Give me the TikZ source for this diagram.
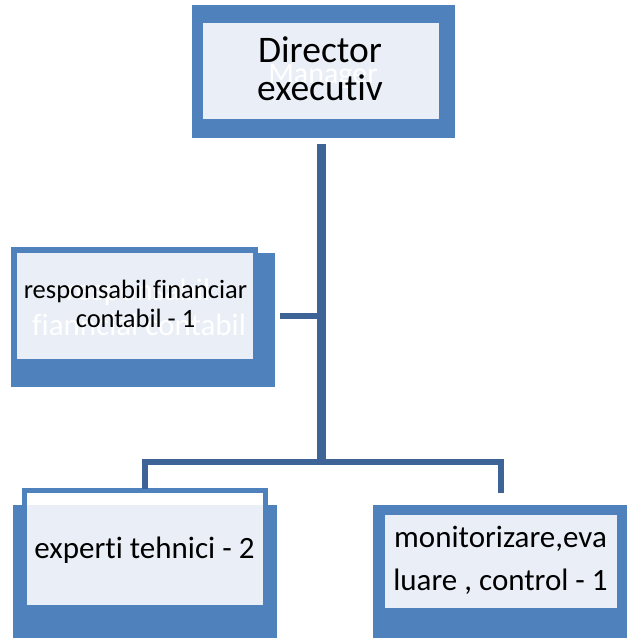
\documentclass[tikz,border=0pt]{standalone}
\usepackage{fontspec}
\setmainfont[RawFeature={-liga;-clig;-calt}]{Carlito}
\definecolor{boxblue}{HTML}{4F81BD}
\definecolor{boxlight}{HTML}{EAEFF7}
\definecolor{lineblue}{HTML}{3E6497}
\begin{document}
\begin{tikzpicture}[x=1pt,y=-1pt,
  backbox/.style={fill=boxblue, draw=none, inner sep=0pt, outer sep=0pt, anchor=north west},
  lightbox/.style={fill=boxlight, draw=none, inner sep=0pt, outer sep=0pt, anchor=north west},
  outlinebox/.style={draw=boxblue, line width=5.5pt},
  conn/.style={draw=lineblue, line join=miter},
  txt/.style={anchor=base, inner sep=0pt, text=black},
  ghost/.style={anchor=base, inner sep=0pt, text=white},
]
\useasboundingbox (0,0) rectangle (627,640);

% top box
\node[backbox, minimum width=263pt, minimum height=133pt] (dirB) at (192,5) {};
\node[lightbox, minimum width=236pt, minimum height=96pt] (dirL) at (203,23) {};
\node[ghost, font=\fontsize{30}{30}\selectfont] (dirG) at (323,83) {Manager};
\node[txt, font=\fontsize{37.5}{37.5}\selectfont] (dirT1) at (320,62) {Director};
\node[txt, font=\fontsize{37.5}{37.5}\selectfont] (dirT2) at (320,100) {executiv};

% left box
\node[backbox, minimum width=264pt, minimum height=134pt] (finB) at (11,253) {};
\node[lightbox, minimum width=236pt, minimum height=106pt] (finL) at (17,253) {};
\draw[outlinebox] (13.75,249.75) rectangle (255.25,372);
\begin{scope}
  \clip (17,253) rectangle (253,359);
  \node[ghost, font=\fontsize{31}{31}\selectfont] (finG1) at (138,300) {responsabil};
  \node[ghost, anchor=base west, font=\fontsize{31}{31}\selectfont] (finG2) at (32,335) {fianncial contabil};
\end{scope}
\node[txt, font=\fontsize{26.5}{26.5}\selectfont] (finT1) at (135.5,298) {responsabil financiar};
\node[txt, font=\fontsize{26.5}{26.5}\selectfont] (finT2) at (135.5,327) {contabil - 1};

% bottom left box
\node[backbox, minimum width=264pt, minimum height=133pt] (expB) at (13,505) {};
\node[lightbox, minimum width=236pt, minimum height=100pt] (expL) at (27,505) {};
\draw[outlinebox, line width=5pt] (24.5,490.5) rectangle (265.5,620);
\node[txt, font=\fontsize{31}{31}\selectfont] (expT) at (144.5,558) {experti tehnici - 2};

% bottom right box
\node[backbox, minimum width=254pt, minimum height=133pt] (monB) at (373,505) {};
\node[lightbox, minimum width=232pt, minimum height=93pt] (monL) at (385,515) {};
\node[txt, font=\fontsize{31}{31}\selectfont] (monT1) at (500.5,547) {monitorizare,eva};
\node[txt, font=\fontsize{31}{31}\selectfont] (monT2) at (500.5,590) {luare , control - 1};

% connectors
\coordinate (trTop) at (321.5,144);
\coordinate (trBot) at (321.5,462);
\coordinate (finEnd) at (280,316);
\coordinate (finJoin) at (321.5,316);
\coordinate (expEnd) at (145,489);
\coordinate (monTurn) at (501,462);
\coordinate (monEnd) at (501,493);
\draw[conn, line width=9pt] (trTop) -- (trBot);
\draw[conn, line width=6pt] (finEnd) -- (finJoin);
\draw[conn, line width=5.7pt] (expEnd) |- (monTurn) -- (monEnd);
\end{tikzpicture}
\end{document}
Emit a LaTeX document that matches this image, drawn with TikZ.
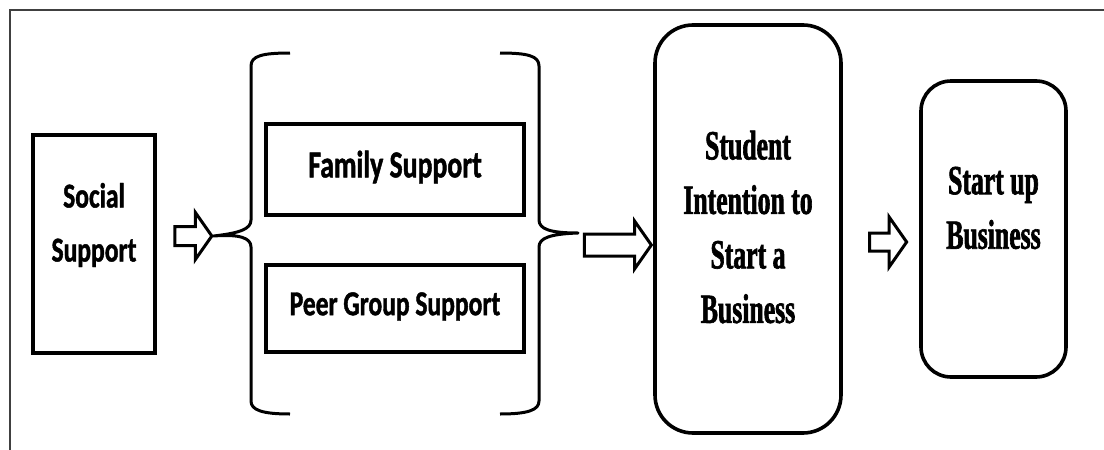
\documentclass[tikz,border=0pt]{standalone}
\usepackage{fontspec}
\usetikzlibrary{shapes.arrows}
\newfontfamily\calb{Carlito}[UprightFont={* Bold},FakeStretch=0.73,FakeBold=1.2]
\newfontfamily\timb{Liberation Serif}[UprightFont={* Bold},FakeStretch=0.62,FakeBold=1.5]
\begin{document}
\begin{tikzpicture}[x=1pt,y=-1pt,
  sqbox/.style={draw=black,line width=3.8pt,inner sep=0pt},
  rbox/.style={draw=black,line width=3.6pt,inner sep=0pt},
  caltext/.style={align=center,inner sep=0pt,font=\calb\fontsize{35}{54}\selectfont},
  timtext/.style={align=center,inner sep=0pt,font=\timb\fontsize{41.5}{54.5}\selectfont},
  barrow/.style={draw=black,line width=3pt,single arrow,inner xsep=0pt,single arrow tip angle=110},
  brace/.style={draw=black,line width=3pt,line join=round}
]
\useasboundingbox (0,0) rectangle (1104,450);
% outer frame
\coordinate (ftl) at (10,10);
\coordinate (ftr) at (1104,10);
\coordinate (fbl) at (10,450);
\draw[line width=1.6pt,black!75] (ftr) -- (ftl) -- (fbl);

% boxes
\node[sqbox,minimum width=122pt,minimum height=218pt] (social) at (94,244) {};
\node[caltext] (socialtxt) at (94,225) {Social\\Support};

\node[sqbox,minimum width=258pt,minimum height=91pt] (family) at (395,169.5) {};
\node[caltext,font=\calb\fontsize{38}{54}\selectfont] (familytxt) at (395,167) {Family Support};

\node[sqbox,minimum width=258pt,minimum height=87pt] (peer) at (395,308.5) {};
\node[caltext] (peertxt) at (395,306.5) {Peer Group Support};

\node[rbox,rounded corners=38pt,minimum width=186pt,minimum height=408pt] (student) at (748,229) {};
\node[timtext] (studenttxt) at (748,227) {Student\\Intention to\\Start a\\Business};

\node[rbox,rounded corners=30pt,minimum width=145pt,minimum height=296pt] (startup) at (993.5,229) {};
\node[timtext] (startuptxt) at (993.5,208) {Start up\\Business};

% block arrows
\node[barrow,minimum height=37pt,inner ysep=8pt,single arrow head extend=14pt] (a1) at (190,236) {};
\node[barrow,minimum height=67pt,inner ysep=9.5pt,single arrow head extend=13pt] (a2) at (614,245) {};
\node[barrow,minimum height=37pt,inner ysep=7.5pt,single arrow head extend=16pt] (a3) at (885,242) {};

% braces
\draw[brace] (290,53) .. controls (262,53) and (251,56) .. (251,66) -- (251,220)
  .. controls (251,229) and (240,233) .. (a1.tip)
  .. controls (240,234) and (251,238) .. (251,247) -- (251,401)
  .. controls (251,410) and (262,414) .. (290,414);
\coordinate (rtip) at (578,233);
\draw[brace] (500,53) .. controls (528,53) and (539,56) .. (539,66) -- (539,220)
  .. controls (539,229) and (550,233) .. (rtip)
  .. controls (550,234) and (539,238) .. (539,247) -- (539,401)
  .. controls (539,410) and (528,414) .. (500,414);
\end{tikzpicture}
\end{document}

■ ■ ■ ■

What the task asks:
Copy every line of the listing that includes the string "this".

Complete response:
Give me the TikZ source for this diagram.
Emit a LaTeX document that matches this image, drawn with TikZ.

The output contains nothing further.